>> BEGIN PROVIDED ENTRIES

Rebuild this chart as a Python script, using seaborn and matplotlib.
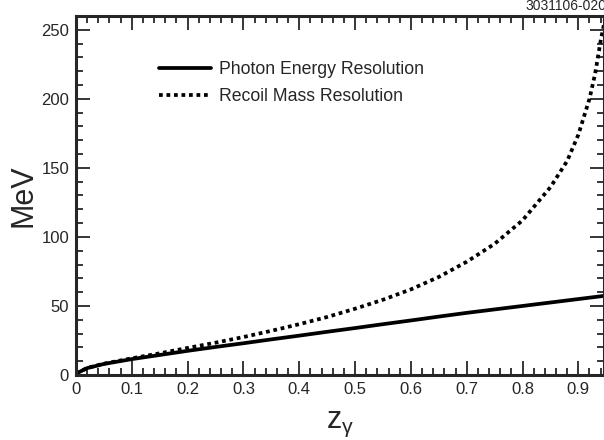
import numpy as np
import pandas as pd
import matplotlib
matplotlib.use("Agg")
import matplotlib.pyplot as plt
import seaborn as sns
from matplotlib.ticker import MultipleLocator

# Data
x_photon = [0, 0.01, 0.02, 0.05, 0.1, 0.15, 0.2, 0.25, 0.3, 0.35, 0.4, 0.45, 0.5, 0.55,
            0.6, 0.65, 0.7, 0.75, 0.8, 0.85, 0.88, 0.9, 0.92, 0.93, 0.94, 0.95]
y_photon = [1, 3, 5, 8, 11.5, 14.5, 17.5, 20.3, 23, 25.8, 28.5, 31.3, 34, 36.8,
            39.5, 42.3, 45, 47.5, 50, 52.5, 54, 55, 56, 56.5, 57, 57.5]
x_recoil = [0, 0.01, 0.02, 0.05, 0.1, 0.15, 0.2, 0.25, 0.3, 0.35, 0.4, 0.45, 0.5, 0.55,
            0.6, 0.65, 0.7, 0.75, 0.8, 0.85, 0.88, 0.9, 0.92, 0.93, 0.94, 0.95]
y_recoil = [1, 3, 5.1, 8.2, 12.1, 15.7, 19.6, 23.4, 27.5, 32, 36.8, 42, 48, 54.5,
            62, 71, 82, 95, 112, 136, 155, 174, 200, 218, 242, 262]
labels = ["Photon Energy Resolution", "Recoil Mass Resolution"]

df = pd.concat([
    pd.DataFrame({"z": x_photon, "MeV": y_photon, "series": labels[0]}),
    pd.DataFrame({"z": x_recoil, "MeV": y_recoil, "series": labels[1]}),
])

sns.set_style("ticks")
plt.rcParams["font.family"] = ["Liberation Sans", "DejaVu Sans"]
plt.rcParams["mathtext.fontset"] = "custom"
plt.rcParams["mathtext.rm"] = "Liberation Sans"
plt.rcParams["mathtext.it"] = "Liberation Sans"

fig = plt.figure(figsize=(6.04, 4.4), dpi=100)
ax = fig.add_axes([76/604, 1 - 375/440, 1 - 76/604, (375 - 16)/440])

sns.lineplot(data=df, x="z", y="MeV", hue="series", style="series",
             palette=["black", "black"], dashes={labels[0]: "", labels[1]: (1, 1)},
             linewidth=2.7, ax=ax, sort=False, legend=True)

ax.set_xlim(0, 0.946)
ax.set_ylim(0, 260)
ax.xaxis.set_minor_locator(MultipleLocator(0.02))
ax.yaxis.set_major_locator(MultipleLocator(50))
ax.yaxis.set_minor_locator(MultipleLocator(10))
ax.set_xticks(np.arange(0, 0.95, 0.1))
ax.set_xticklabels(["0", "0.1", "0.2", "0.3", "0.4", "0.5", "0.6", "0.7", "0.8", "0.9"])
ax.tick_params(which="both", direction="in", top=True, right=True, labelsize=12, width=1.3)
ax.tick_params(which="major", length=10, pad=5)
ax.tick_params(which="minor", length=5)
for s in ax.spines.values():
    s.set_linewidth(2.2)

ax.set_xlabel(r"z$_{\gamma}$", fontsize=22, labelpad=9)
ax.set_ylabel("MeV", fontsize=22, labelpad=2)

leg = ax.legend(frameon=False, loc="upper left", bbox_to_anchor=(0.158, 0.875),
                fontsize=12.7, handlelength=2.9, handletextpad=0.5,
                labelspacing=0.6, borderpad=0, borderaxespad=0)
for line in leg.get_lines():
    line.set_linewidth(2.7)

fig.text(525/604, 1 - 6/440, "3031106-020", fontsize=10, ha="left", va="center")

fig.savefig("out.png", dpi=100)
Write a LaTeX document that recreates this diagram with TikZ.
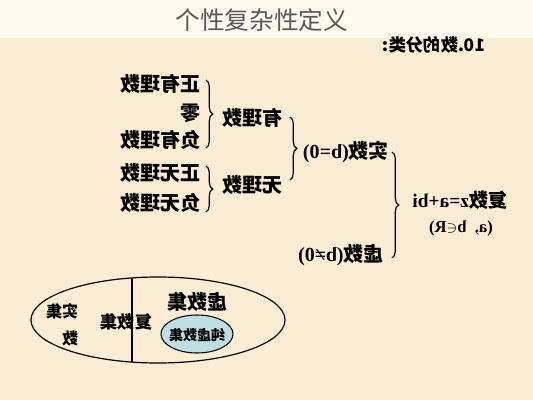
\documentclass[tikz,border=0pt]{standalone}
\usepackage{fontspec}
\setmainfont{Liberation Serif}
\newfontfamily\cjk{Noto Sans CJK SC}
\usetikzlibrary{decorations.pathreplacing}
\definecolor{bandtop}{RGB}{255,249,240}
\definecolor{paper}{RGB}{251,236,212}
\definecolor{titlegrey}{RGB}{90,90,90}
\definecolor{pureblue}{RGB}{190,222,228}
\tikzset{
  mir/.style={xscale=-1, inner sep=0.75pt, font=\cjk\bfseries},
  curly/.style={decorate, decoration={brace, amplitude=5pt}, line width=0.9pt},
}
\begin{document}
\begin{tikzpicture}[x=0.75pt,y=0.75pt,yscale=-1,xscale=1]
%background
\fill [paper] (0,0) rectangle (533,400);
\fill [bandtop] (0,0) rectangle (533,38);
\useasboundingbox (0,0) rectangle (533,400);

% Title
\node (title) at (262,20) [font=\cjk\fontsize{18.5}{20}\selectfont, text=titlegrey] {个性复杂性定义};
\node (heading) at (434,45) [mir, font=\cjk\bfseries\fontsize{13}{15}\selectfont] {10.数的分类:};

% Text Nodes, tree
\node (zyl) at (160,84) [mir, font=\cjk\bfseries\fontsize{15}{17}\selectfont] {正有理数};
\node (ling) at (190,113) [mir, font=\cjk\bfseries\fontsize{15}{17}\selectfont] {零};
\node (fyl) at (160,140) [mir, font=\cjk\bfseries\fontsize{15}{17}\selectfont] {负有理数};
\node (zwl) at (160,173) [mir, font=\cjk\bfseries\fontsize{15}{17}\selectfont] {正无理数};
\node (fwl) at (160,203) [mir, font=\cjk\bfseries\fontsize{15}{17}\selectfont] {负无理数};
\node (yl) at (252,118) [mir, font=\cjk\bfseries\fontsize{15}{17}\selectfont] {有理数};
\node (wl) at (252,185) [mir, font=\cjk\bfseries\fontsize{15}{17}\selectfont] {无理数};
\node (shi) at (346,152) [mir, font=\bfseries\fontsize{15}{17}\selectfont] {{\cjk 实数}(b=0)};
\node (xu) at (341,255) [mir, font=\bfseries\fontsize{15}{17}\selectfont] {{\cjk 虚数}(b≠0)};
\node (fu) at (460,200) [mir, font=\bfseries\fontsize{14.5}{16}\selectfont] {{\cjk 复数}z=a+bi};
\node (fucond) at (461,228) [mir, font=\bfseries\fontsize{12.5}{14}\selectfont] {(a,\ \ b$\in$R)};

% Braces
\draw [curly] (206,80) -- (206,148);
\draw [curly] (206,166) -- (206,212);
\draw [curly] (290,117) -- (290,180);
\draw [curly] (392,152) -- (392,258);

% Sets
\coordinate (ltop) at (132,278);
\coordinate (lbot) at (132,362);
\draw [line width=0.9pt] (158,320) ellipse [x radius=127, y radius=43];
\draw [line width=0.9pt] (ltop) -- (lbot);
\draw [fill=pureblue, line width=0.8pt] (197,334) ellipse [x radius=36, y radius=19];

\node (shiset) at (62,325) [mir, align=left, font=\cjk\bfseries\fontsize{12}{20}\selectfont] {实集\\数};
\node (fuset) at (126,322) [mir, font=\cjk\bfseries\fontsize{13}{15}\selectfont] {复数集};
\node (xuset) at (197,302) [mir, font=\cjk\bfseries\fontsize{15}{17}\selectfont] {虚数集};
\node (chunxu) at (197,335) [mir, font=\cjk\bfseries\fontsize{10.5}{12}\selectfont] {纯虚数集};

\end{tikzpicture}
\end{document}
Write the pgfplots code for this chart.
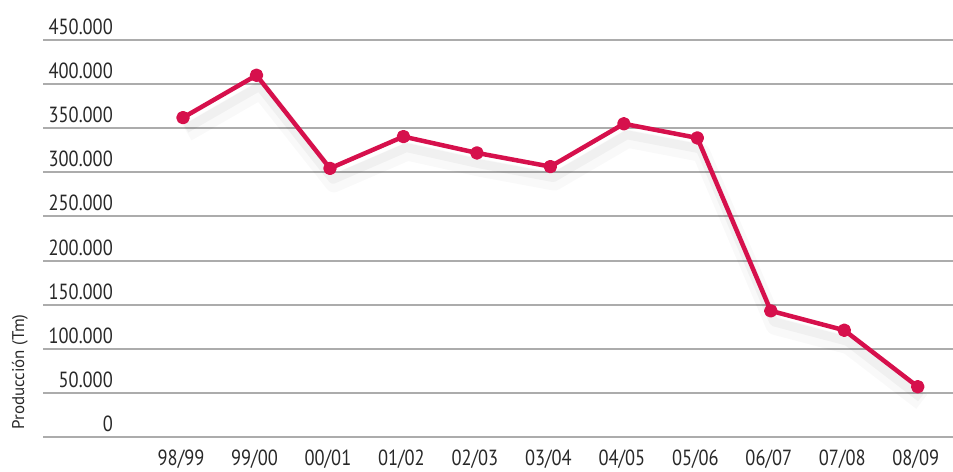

>> END PROVIDED ENTRIES

▶ TASK OBJECTIVE:
Leave out the pictures and print each record exactly as it stands.

▶ WRITTEN REPLY:
Rebuild this chart as a Python script, using seaborn and matplotlib.
import numpy as np
import pandas as pd
import matplotlib
matplotlib.use("Agg")
import matplotlib.pyplot as plt
import seaborn as sns
from matplotlib.ticker import MultipleLocator

# Data
x_photon = [0, 0.01, 0.02, 0.05, 0.1, 0.15, 0.2, 0.25, 0.3, 0.35, 0.4, 0.45, 0.5, 0.55,
            0.6, 0.65, 0.7, 0.75, 0.8, 0.85, 0.88, 0.9, 0.92, 0.93, 0.94, 0.95]
y_photon = [1, 3, 5, 8, 11.5, 14.5, 17.5, 20.3, 23, 25.8, 28.5, 31.3, 34, 36.8,
            39.5, 42.3, 45, 47.5, 50, 52.5, 54, 55, 56, 56.5, 57, 57.5]
x_recoil = [0, 0.01, 0.02, 0.05, 0.1, 0.15, 0.2, 0.25, 0.3, 0.35, 0.4, 0.45, 0.5, 0.55,
            0.6, 0.65, 0.7, 0.75, 0.8, 0.85, 0.88, 0.9, 0.92, 0.93, 0.94, 0.95]
y_recoil = [1, 3, 5.1, 8.2, 12.1, 15.7, 19.6, 23.4, 27.5, 32, 36.8, 42, 48, 54.5,
            62, 71, 82, 95, 112, 136, 155, 174, 200, 218, 242, 262]
labels = ["Photon Energy Resolution", "Recoil Mass Resolution"]

df = pd.concat([
    pd.DataFrame({"z": x_photon, "MeV": y_photon, "series": labels[0]}),
    pd.DataFrame({"z": x_recoil, "MeV": y_recoil, "series": labels[1]}),
])

sns.set_style("ticks")
plt.rcParams["font.family"] = ["Liberation Sans", "DejaVu Sans"]
plt.rcParams["mathtext.fontset"] = "custom"
plt.rcParams["mathtext.rm"] = "Liberation Sans"
plt.rcParams["mathtext.it"] = "Liberation Sans"

fig = plt.figure(figsize=(6.04, 4.4), dpi=100)
ax = fig.add_axes([76/604, 1 - 375/440, 1 - 76/604, (375 - 16)/440])

sns.lineplot(data=df, x="z", y="MeV", hue="series", style="series",
             palette=["black", "black"], dashes={labels[0]: "", labels[1]: (1, 1)},
             linewidth=2.7, ax=ax, sort=False, legend=True)

ax.set_xlim(0, 0.946)
ax.set_ylim(0, 260)
ax.xaxis.set_minor_locator(MultipleLocator(0.02))
ax.yaxis.set_major_locator(MultipleLocator(50))
ax.yaxis.set_minor_locator(MultipleLocator(10))
ax.set_xticks(np.arange(0, 0.95, 0.1))
ax.set_xticklabels(["0", "0.1", "0.2", "0.3", "0.4", "0.5", "0.6", "0.7", "0.8", "0.9"])
ax.tick_params(which="both", direction="in", top=True, right=True, labelsize=12, width=1.3)
ax.tick_params(which="major", length=10, pad=5)
ax.tick_params(which="minor", length=5)
for s in ax.spines.values():
    s.set_linewidth(2.2)

ax.set_xlabel(r"z$_{\gamma}$", fontsize=22, labelpad=9)
ax.set_ylabel("MeV", fontsize=22, labelpad=2)

leg = ax.legend(frameon=False, loc="upper left", bbox_to_anchor=(0.158, 0.875),
                fontsize=12.7, handlelength=2.9, handletextpad=0.5,
                labelspacing=0.6, borderpad=0, borderaxespad=0)
for line in leg.get_lines():
    line.set_linewidth(2.7)

fig.text(525/604, 1 - 6/440, "3031106-020", fontsize=10, ha="left", va="center")

fig.savefig("out.png", dpi=100)
Write a LaTeX document that recreates this diagram with TikZ.
\documentclass[tikz,border=0pt]{standalone}
\usepackage{fontspec}
\setmainfont{Liberation Serif}
\newfontfamily\cjk{Noto Sans CJK SC}
\usetikzlibrary{decorations.pathreplacing}
\definecolor{bandtop}{RGB}{255,249,240}
\definecolor{paper}{RGB}{251,236,212}
\definecolor{titlegrey}{RGB}{90,90,90}
\definecolor{pureblue}{RGB}{190,222,228}
\tikzset{
  mir/.style={xscale=-1, inner sep=0.75pt, font=\cjk\bfseries},
  curly/.style={decorate, decoration={brace, amplitude=5pt}, line width=0.9pt},
}
\begin{document}
\begin{tikzpicture}[x=0.75pt,y=0.75pt,yscale=-1,xscale=1]
%background
\fill [paper] (0,0) rectangle (533,400);
\fill [bandtop] (0,0) rectangle (533,38);
\useasboundingbox (0,0) rectangle (533,400);

% Title
\node (title) at (262,20) [font=\cjk\fontsize{18.5}{20}\selectfont, text=titlegrey] {个性复杂性定义};
\node (heading) at (434,45) [mir, font=\cjk\bfseries\fontsize{13}{15}\selectfont] {10.数的分类:};

% Text Nodes, tree
\node (zyl) at (160,84) [mir, font=\cjk\bfseries\fontsize{15}{17}\selectfont] {正有理数};
\node (ling) at (190,113) [mir, font=\cjk\bfseries\fontsize{15}{17}\selectfont] {零};
\node (fyl) at (160,140) [mir, font=\cjk\bfseries\fontsize{15}{17}\selectfont] {负有理数};
\node (zwl) at (160,173) [mir, font=\cjk\bfseries\fontsize{15}{17}\selectfont] {正无理数};
\node (fwl) at (160,203) [mir, font=\cjk\bfseries\fontsize{15}{17}\selectfont] {负无理数};
\node (yl) at (252,118) [mir, font=\cjk\bfseries\fontsize{15}{17}\selectfont] {有理数};
\node (wl) at (252,185) [mir, font=\cjk\bfseries\fontsize{15}{17}\selectfont] {无理数};
\node (shi) at (346,152) [mir, font=\bfseries\fontsize{15}{17}\selectfont] {{\cjk 实数}(b=0)};
\node (xu) at (341,255) [mir, font=\bfseries\fontsize{15}{17}\selectfont] {{\cjk 虚数}(b≠0)};
\node (fu) at (460,200) [mir, font=\bfseries\fontsize{14.5}{16}\selectfont] {{\cjk 复数}z=a+bi};
\node (fucond) at (461,228) [mir, font=\bfseries\fontsize{12.5}{14}\selectfont] {(a,\ \ b$\in$R)};

% Braces
\draw [curly] (206,80) -- (206,148);
\draw [curly] (206,166) -- (206,212);
\draw [curly] (290,117) -- (290,180);
\draw [curly] (392,152) -- (392,258);

% Sets
\coordinate (ltop) at (132,278);
\coordinate (lbot) at (132,362);
\draw [line width=0.9pt] (158,320) ellipse [x radius=127, y radius=43];
\draw [line width=0.9pt] (ltop) -- (lbot);
\draw [fill=pureblue, line width=0.8pt] (197,334) ellipse [x radius=36, y radius=19];

\node (shiset) at (62,325) [mir, align=left, font=\cjk\bfseries\fontsize{12}{20}\selectfont] {实集\\数};
\node (fuset) at (126,322) [mir, font=\cjk\bfseries\fontsize{13}{15}\selectfont] {复数集};
\node (xuset) at (197,302) [mir, font=\cjk\bfseries\fontsize{15}{17}\selectfont] {虚数集};
\node (chunxu) at (197,335) [mir, font=\cjk\bfseries\fontsize{10.5}{12}\selectfont] {纯虚数集};

\end{tikzpicture}
\end{document}
Write the pgfplots code for this chart.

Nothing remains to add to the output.